Stored items from a collection:
* Start *
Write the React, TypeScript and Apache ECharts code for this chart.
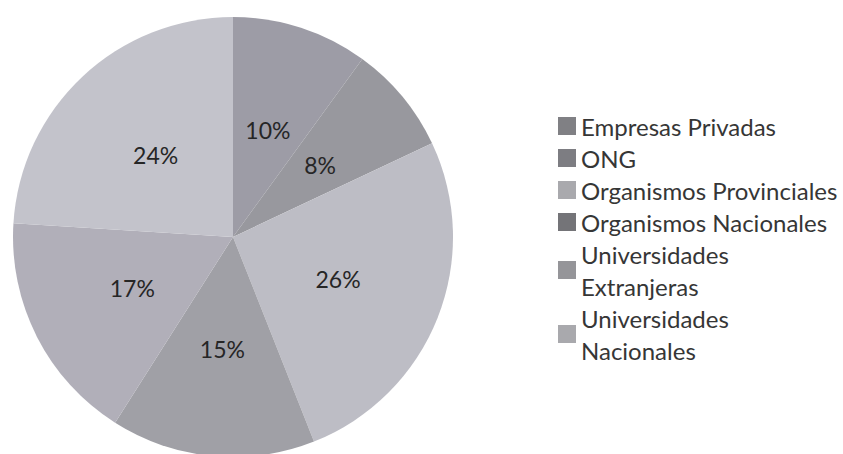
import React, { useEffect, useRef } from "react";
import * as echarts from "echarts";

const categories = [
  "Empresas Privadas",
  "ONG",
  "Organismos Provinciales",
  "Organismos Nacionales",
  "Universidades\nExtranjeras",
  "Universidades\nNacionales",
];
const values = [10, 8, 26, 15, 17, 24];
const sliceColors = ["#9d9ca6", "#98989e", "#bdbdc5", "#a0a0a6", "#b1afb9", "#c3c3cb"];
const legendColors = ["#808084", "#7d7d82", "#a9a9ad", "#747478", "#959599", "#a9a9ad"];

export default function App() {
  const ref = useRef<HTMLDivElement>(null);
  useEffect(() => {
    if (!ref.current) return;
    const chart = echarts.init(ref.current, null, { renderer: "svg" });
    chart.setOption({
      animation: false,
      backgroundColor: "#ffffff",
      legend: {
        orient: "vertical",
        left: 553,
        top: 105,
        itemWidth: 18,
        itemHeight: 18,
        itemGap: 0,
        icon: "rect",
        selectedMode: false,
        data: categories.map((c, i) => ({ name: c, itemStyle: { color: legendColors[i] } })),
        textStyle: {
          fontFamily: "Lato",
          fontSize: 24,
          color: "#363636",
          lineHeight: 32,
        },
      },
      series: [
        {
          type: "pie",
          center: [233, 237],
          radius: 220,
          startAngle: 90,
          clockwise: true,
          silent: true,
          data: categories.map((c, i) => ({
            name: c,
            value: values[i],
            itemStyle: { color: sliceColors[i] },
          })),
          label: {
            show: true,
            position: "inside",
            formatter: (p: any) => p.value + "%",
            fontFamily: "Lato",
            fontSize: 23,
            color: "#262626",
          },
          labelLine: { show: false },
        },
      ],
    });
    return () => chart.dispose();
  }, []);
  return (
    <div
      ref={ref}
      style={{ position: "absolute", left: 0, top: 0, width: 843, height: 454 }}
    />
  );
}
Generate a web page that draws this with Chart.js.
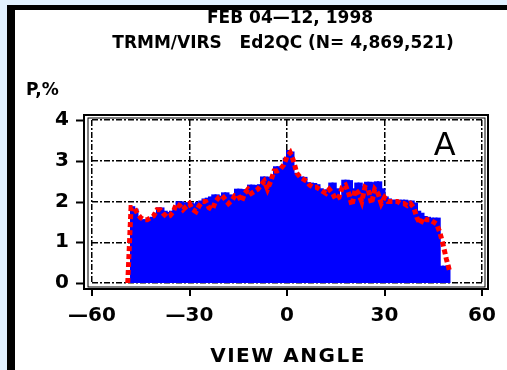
* End *
* Start *
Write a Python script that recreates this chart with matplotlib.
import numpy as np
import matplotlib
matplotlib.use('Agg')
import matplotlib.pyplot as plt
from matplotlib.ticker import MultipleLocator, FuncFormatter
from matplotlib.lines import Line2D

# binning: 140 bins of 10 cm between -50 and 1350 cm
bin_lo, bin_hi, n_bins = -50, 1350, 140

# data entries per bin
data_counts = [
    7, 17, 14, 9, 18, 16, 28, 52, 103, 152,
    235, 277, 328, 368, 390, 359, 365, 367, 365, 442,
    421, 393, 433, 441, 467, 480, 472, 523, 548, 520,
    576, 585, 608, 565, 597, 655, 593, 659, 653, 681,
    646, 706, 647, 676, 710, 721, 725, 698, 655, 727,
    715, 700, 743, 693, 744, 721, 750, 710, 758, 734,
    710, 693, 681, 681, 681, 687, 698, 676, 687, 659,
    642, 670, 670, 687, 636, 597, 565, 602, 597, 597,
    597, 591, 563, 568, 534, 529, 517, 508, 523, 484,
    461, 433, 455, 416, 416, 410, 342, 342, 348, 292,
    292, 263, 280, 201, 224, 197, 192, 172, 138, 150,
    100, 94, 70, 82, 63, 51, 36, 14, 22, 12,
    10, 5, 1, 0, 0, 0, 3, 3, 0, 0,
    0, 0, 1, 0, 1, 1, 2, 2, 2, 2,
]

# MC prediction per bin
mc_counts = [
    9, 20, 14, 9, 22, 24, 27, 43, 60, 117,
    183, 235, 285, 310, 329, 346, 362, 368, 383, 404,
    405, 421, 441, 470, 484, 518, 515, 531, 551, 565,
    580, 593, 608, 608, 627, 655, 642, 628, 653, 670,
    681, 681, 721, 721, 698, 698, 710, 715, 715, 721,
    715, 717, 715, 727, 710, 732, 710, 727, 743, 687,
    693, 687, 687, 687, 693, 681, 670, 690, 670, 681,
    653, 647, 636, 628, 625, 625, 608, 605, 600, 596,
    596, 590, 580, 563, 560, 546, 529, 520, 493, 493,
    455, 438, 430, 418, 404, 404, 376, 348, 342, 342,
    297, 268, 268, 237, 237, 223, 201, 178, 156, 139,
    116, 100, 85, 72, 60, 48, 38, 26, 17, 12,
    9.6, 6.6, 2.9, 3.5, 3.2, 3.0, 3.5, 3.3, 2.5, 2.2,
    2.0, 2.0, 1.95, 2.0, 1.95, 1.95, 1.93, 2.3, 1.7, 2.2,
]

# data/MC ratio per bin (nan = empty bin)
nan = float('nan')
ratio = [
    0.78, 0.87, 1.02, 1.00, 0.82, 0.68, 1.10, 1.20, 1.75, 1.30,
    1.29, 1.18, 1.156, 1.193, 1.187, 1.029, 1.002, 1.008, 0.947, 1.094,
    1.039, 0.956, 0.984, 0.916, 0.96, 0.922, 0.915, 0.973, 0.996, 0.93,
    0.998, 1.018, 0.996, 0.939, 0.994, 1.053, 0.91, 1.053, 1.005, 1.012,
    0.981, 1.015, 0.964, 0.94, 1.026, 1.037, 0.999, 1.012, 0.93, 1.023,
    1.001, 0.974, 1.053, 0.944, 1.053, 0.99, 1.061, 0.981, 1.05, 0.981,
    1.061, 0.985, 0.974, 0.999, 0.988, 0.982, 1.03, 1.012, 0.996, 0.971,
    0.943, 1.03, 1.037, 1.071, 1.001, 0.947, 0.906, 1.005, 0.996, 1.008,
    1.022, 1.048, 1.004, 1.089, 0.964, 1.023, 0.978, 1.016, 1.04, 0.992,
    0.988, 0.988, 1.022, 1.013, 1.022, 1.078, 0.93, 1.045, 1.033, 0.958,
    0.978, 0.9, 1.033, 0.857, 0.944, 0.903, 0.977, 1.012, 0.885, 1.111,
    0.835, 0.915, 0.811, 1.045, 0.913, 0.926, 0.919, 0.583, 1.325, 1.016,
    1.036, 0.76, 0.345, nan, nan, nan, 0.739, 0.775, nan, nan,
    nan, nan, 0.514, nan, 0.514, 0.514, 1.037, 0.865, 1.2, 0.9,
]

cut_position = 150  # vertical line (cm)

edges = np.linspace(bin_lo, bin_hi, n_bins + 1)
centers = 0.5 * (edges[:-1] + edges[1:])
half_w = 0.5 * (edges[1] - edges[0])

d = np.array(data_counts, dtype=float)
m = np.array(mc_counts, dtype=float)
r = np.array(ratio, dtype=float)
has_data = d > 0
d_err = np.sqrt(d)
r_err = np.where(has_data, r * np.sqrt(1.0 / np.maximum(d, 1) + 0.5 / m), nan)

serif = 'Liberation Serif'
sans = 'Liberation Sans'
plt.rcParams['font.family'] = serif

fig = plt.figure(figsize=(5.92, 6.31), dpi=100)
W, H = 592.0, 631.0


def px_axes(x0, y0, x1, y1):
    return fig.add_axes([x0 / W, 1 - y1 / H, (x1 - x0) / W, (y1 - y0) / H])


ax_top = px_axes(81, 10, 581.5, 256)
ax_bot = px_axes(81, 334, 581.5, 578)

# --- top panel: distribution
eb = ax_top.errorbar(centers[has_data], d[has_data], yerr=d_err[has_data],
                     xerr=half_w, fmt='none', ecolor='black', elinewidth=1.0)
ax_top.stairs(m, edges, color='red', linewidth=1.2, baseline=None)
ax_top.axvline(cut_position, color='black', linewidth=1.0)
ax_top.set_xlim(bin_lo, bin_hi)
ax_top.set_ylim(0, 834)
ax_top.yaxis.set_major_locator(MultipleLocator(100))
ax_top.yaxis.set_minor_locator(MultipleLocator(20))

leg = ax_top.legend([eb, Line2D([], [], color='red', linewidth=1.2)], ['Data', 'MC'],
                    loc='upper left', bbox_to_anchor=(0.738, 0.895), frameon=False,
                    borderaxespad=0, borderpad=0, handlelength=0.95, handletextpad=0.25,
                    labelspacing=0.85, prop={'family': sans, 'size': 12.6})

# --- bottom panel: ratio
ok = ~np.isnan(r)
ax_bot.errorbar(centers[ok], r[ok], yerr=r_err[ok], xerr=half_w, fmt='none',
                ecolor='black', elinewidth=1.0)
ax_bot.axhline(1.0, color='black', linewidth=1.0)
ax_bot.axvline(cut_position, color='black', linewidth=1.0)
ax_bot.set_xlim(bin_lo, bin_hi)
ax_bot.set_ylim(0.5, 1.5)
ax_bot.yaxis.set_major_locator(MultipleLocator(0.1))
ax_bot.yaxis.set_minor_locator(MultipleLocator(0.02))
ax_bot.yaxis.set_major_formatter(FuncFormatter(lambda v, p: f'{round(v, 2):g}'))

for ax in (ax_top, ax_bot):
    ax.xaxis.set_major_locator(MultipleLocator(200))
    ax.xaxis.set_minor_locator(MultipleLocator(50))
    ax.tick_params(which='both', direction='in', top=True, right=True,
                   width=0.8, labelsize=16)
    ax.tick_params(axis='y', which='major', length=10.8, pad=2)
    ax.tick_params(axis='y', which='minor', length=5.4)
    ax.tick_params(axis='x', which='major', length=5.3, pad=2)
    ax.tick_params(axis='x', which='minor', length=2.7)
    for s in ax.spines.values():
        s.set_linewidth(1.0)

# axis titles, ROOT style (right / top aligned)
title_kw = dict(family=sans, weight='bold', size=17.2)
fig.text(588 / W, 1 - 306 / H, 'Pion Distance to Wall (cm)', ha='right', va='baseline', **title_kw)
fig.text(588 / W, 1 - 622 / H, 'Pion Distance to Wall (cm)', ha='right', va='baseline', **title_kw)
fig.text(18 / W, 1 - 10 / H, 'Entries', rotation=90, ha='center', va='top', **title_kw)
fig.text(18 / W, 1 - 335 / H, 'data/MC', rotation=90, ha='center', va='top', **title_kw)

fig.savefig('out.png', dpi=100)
* End *
• What to produce:
Take out nothing but the lines from the one containing "Write the React, TypeScript" to the one containing "import * as", inclusive, retyped exactly. Drop the pictures.

• The solution:
Write the React, TypeScript and Apache ECharts code for this chart.
import React, { useEffect, useRef } from "react";
import * as echarts from "echarts";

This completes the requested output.